UDiffText: A Unified Framework for High-quality Text Synthesis in Arbitrary Images via Character-aware Diffusion Models
The research paper titled "UDiffText: A Unified Framework for High-quality Text Synthesis in Arbitrary Images via Character-aware Diffusion Models" introduces a novel method aimed at addressing the prevalent issues of text inaccuracies within Text-to-Image (T2I) generation models. The authors present a meticulous approach leveraging character-aware diffusion models, significantly enhancing the sequence accuracy of text rendering in synthesized images. The primary achievement of the UDiffText framework is its ability to synthesize text with high precision across various visual contexts, overcoming the common challenges faced by extant diffusion-based T2I models such as Stable Diffusion.
Technical Advancements
The researchers pinpoint a critical flaw in existing T2I models: the inadequacy of character-level information during the generation process. To combat this, they propose replacing the original CLIP text encoder with a highly efficient character-level text encoder. This substitution forms the bedrock of their approach by providing robust and discriminative text embeddings. The choice of using a character-level encoder facilitates the production of precise character-aware embeddings, essential for enhancing the syntactic integrity of text rendered in images.
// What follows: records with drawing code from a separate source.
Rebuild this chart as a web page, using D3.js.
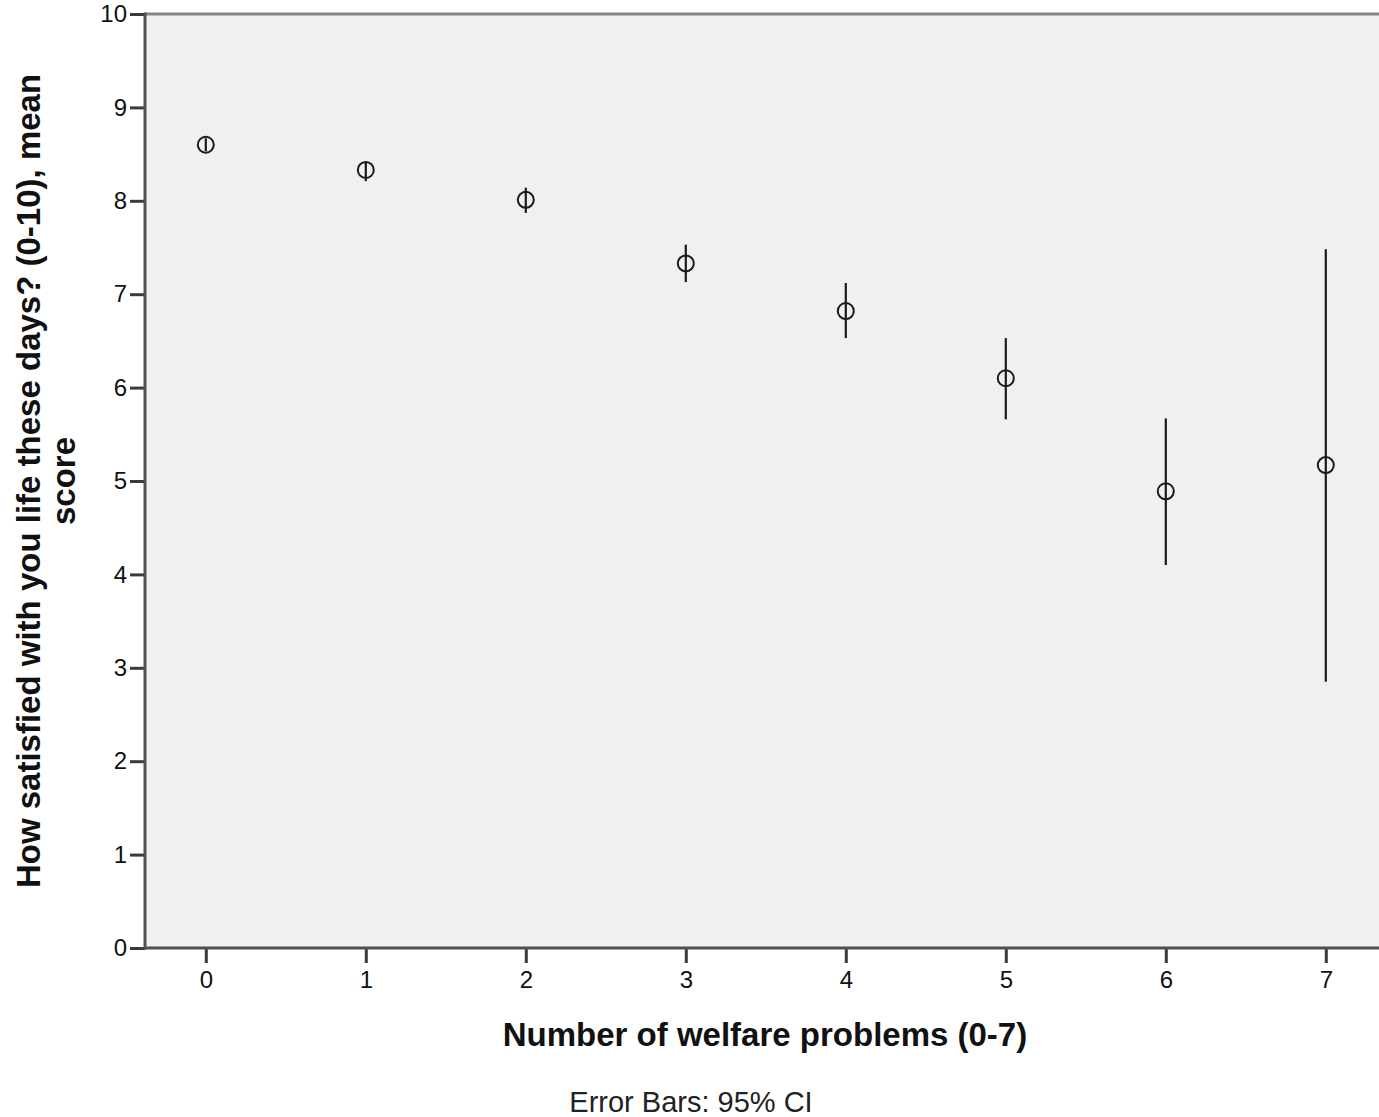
<!DOCTYPE html>
<html>
<head>
<meta charset="utf-8">
<script src="https://cdn.jsdelivr.net/npm/d3@7"></script>
<style>
  body { margin: 0; background: #fff; }
  svg { display: block; font-family: "Liberation Sans", Arial, sans-serif; }
</style>
</head>
<body>
<svg id="chart" width="1379" height="1117"></svg>
<script>
// Datos (media y IC 95%)
const categorias = [0, 1, 2, 3, 4, 5, 6, 7];
const medias = [8.60, 8.33, 8.01, 7.33, 6.82, 6.10, 4.89, 5.17];
const limiteInferior = [8.53, 8.21, 7.87, 7.13, 6.53, 5.66, 4.10, 2.85];
const limiteSuperior = [8.67, 8.42, 8.14, 7.53, 7.12, 6.53, 5.67, 7.48];
const ticksY = [0, 1, 2, 3, 4, 5, 6, 7, 8, 9, 10];

const tituloX = "Number of welfare problems (0-7)";
const tituloY = ["How satisfied with you life these days? (0-10), mean", "score"];
const nota = "Error Bars: 95% CI";

function dibujarGrafico() {
    const svg = d3.select("#chart");
    const margin = { top: 14, right: -6, bottom: 169, left: 145 };
    const width = 1379;
    const height = 1117;

    const puntos = categorias.map((c, i) => ({
        cat: c, media: medias[i], lo: limiteInferior[i], hi: limiteSuperior[i]
    }));

    const x = d3.scaleLinear()
        .domain([-0.38, 7.37])
        .range([margin.left, width - margin.right]);

    const y = d3.scaleLinear()
        .domain([0, 10])
        .range([height - margin.bottom, margin.top]);

    // fondo del area de trazado
    svg.append("rect")
        .attr("x", x.range()[0])
        .attr("y", y(10))
        .attr("width", x.range()[1] - x.range()[0])
        .attr("height", y(0) - y(10))
        .attr("fill", "#f0f0f0");

    // borde superior
    svg.append("line")
        .attr("x1", x.range()[0]).attr("x2", x.range()[1])
        .attr("y1", y(10)).attr("y2", y(10))
        .attr("stroke", "#858585")
        .attr("stroke-width", 3);

    const xAxis = g => g
        .attr("transform", `translate(0,${y(0)})`)
        .call(d3.axisBottom(x).tickValues(categorias).tickSize(15).tickPadding(8).tickFormat(d3.format("d")));

    const yAxis = g => g
        .attr("transform", `translate(${x.range()[0]},0)`)
        .call(d3.axisLeft(y).tickValues(ticksY).tickSize(15).tickPadding(3).tickFormat(d3.format("d")));

    [svg.append("g").call(xAxis), svg.append("g").call(yAxis)].forEach(g => {
        g.attr("font-size", 24);
        g.select(".domain").remove();
        g.selectAll(".tick line").attr("stroke", "#3a3a3a").attr("stroke-width", 3);
        g.selectAll(".tick text")
            .attr("fill", "#111")
            .style("font-size", "24px")
            .style("font-family", "'Liberation Sans', Arial, sans-serif");
    });

    // lineas de los ejes
    svg.append("line")
        .attr("x1", x.range()[0]).attr("x2", x.range()[0])
        .attr("y1", y(10) - 1.5).attr("y2", y(0) + 1.5)
        .attr("stroke", "#505050")
        .attr("stroke-width", 3);
    svg.append("line")
        .attr("x1", x.range()[0]).attr("x2", x.range()[1])
        .attr("y1", y(0)).attr("y2", y(0))
        .attr("stroke", "#505050")
        .attr("stroke-width", 3);

    // barras de error
    svg.append("g")
        .selectAll("line")
        .data(puntos)
        .join("line")
        .attr("x1", d => x(d.cat))
        .attr("x2", d => x(d.cat))
        .attr("y1", d => y(d.hi))
        .attr("y2", d => y(d.lo))
        .attr("stroke", "#1a1a1a")
        .attr("stroke-width", 2.2);

    // medias
    svg.append("g")
        .selectAll("circle")
        .data(puntos)
        .join("circle")
        .attr("cx", d => x(d.cat))
        .attr("cy", d => y(d.media))
        .attr("r", 8)
        .attr("fill", "none")
        .attr("stroke", "#1a1a1a")
        .attr("stroke-width", 2);

    // titulos
    svg.append("text")
        .attr("x", 765)
        .attr("y", 1046)
        .attr("text-anchor", "middle")
        .style("font-size", "33px")
        .style("font-weight", "bold")
        .attr("fill", "#111")
        .text(tituloX);

    const ty = svg.append("text")
        .attr("transform", `translate(40,${(y(0) + y(10)) / 2}) rotate(-90)`)
        .attr("text-anchor", "middle")
        .style("font-size", "33px")
        .style("font-weight", "bold")
        .attr("fill", "#111");
    tituloY.forEach((t, i) => {
        ty.append("tspan").attr("x", 0).attr("dy", i === 0 ? 0 : 35).text(t);
    });

    svg.append("text")
        .attr("x", 691)
        .attr("y", 1112)
        .attr("text-anchor", "middle")
        .style("font-size", "29px")
        .attr("fill", "#222")
        .text(nota);
}

document.addEventListener('DOMContentLoaded', dibujarGrafico);
</script>
</body>
</html>
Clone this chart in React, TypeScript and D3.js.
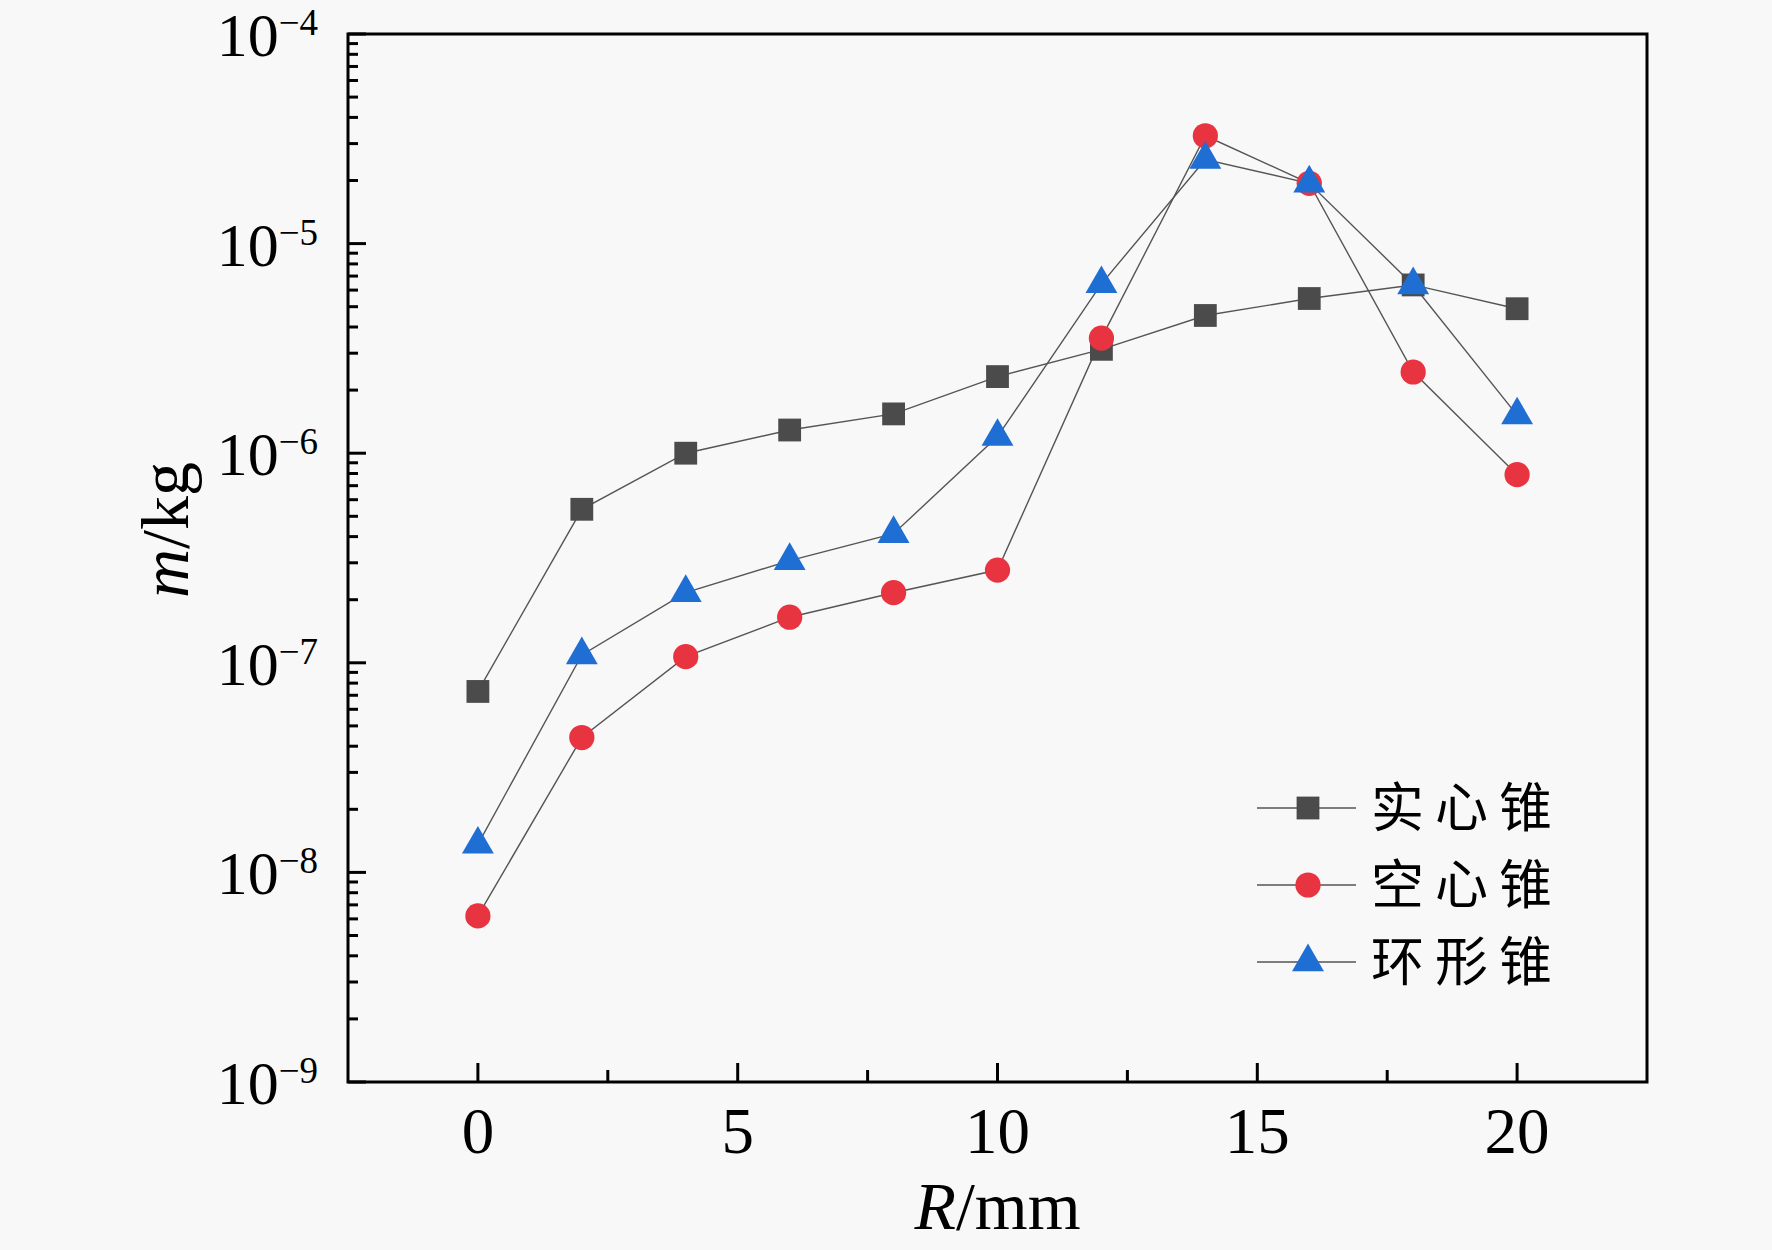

The authors further introduce an innovative training strategy that combines denoising score matching (DSM) loss with local attention and scene text recognition losses. This integration is crucial for constraining the model to better attend to text regions during synthesis. By applying character-level segmentation maps as external supervision, the model effectively learns to align its attention with the structural boundaries of characters, thereby improving consistency and accuracy in text rendering.
Evaluation Metrics and Results
To substantiate their claims, the paper presents comprehensive quantitative and qualitative evaluations across multiple datasets, such as SynthText, LAION-OCR, ICDAR13, and TextSeg. Notably, the UDiffText framework achieves high sequence accuracy rates, significantly outperforming state-of-the-art alternatives like TextDiffuser and DiffSTE. For example, UDiffText shows remarkable performance improvements in sequence accuracy, reaching 94% on ICDAR13 datasets for text reconstruction. Furthermore, the method demonstrates lower Fréchet Inception Distance (FID) and LPIPS scores, indicating superior visual coherence and image quality.
The authors do not stop at reconstruction tasks but explore a range of applications, such as scene text editing and high-accuracy T2I generation. Through quantitative evaluations, they substantiate that their model effectively corrects text rendering errors typically seen in the output of diffusion models like DALL-E 3.
Implications and Future Prospects
The implications of this research are profound in both practical and theoretical contexts. Practically, the UDiffText framework sets a new standard for text generation in images, especially in applications requiring high precision text such as digital graphic design and automated content creation. Theoretically, it highlights the importance of character-level processing in multimodal models, prompting further research on enhancing the granularity at which models interpret and generate text.
Looking forward, the research presents opportunities to expand upon UDiffText by addressing its limitations, such as handling longer text sequences and enhancing performance across simpler backgrounds. The paper implicitly opens avenues for the integration of more nuanced character structural representations, potentially further refining text rendering capabilities.
In conclusion, UDiffText offers a significant advancement in the domain of text-integrated image generation. The research contributes a key innovation with the character-level focus for better textual integrity in image synthesis, thereby enhancing the fidelity and applicability of diffusion models in computational tasks. This work not only alleviates existing challenges within T2I models but also sets the stage for future developments in AI-driven text-image synthesis.